**Task description:**
Pull each line holding the word "this" from the data.

☆ ☆ ☆ ☆

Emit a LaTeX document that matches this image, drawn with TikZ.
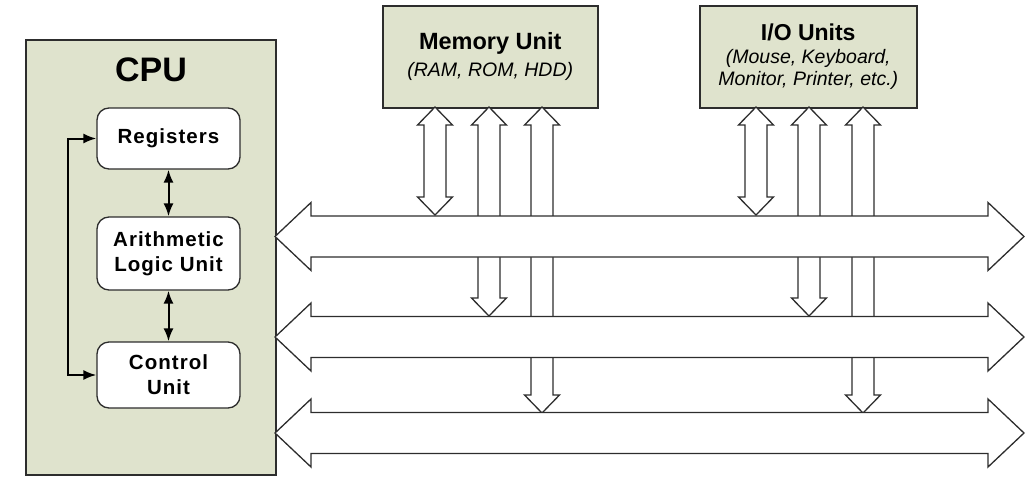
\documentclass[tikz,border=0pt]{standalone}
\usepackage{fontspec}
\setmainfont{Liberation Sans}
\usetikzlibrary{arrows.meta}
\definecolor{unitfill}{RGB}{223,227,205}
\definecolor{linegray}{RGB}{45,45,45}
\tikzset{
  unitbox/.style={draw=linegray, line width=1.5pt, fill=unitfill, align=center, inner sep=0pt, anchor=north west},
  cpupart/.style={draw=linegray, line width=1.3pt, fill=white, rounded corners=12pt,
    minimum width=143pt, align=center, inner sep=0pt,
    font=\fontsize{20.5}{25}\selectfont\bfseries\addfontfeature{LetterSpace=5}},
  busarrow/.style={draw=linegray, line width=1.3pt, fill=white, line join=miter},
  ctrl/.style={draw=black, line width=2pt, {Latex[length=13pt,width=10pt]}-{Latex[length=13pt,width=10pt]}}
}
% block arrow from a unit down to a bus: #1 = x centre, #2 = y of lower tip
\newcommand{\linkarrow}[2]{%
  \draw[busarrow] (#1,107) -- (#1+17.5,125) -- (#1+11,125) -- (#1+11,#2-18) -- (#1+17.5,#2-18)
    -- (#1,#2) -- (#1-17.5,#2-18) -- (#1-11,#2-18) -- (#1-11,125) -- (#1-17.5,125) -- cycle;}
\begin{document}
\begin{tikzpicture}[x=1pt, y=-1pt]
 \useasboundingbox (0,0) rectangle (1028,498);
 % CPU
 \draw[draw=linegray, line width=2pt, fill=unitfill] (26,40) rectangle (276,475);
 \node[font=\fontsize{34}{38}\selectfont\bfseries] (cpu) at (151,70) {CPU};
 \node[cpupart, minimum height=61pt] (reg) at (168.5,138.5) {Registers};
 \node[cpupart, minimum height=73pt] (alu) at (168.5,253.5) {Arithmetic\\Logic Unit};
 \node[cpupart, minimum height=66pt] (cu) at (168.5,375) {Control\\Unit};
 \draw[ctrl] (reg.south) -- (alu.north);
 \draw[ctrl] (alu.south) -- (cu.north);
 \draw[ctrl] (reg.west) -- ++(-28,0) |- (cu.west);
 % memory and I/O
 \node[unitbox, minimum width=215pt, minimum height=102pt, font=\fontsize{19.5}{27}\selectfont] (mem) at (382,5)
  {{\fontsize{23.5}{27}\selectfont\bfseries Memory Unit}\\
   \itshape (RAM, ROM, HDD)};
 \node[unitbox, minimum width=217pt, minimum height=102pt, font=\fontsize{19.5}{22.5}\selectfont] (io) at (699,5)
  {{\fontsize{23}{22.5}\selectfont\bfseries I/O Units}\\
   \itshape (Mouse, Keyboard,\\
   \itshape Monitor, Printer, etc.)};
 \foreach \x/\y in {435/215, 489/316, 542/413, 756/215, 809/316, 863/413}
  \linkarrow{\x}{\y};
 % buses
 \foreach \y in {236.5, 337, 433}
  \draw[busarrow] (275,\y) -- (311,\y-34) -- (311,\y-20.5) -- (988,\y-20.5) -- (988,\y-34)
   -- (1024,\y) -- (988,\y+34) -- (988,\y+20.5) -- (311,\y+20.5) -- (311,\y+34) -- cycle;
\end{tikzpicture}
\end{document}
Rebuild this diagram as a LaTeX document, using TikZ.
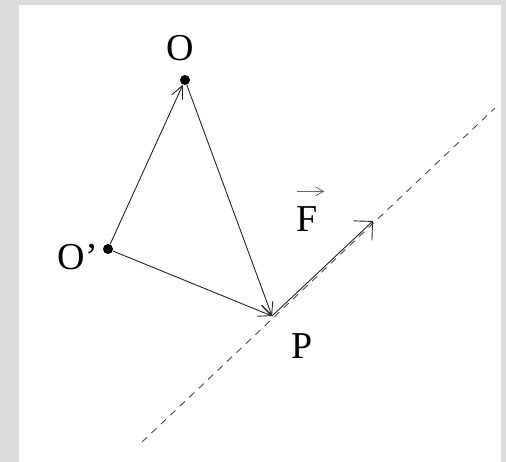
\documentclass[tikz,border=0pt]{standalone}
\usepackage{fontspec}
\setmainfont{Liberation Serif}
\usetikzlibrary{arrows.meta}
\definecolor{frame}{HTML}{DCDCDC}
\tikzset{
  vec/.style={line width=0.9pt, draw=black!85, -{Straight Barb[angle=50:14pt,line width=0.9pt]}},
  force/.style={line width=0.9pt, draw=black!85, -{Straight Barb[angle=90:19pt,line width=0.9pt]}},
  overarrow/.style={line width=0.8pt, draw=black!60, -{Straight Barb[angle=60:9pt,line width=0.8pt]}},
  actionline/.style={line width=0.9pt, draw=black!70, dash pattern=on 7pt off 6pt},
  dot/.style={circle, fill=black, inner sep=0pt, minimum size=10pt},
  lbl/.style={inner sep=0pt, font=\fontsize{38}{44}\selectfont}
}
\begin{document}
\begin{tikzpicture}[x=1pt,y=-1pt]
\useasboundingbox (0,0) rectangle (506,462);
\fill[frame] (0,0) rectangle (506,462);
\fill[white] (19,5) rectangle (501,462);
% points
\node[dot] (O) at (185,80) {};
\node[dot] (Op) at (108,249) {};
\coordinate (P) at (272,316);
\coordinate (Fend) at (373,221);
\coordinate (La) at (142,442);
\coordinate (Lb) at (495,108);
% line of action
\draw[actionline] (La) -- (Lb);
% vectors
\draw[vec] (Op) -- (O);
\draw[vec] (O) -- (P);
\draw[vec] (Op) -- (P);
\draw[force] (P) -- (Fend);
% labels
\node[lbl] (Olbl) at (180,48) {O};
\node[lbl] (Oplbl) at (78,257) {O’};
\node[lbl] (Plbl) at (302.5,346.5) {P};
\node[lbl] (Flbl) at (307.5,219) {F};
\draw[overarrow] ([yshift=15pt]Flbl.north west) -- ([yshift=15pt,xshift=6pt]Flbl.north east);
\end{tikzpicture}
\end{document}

☆ ☆ ☆ ☆

**Completed exercise:**
Emit a LaTeX document that matches this image, drawn with TikZ.
Rebuild this diagram as a LaTeX document, using TikZ.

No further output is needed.